When is daylight saving time?

Daylight saving time, when we turned our clocks forward one hour, began on March 10 this year. Daylight saving ends on Nov. 3, when clocks get turned back one hour. 

The switch happens at 2 a.m. local time. 

So, at 1:59:59 a.m. on Nov. 3, your digital clocks, like the one on your cellphone, will not jump to 2 a.m. — they will fall back to 1 a.m. You will need to reset your analog clocks and any clocks that do not automatically adjust.

This means we will gain an hour — unlike the springtime change to daylight saving time, when we lose an hour of sleep. It will mean that the sun sets an hour earlier in the evening and rises an hour earlier in the morning. 

For example, in New York City, the sun will set at 5:50 p.m. on Nov. 2, but the following day, once daylight saving time ends on Nov. 3, the sun will set at 4:49 p.m. 

The history of daylight saving time

Time zones in the U.S. were established by the Standard Time Act in 1918, which also introduced daylight savings, according to the U.S. Astronomical Application Department, a part of the U.S. Naval Observatory. The law was so controversial, daylight saving time was repealed in 1919, reinstated during World War II, and went on to become a state and local decision.

But the the Uniform Time Act of 1966 made it a federal law again, although the start and end dates have changed over the years. Since 2007, daylight saving time in the U.S. starts on the second Sunday in March and ends on the first Sunday in November.

While the idea of switching the clocks to rely more on sunlight is often attributed to Ben Franklin, The Franklin Institute disputes this, saying he merely suggested people in Paris change their sleep schedules so they save money on candles and lamp oil.

The institute credits New Zealand entomologist George Hudson, who presented the idea in 1895 because he wanted more daylight in the evenings.

The National Conference of State Legislatures, however, attributes the idea to British builder William Willett. While Hudson wanted more daylight to hunt insects, Willett, they say, wanted it so he could play more golf.

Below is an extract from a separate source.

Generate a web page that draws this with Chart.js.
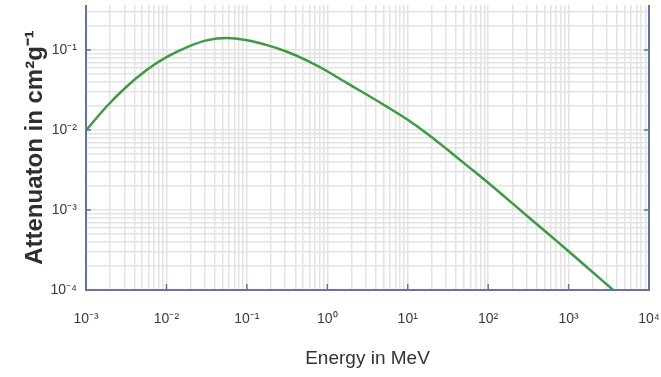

Which states don’t observe daylight saving?

Hawaii and most of Arizona do not switch their clocks for daylight saving time, choosing to stay on standard time only.

A majority of countries in Europe and North America observe daylight saving time, though not all follow the exact same schedule. Many countries in the Southern Hemisphere do as well, but their timing is different because their summer occurs during our winter months. 

Will the practice of changing the clocks for daylight saving ever end?

In 2022, the Senate passed a bill called the Sunshine Protection Act, which would make daylight saving time permanent. The bill was backed by 17 bipartisan cosponsors, including Sen. Marco Rubio of Florida, who has long argued we should stop “falling back” in November and keep daylight saving time year round.

“This ritual of changing time twice a year is stupid. Locking the clock has overwhelming bipartisan and popular support. This Congress, I hope that we can finally get this done,” Rubio, a Republican, said in a statement.

Rep. Vern Buchanan, also a Republican from Florida, introduced similar legislation in the House, saying there are “enormous health and economic benefits to making daylight saving time permanent.”

However, time ran out on the House bill in 2023 after it was referred to the House Committee on Energy and Commerce and the Subcommittee on Innovation, Data, and Commerce.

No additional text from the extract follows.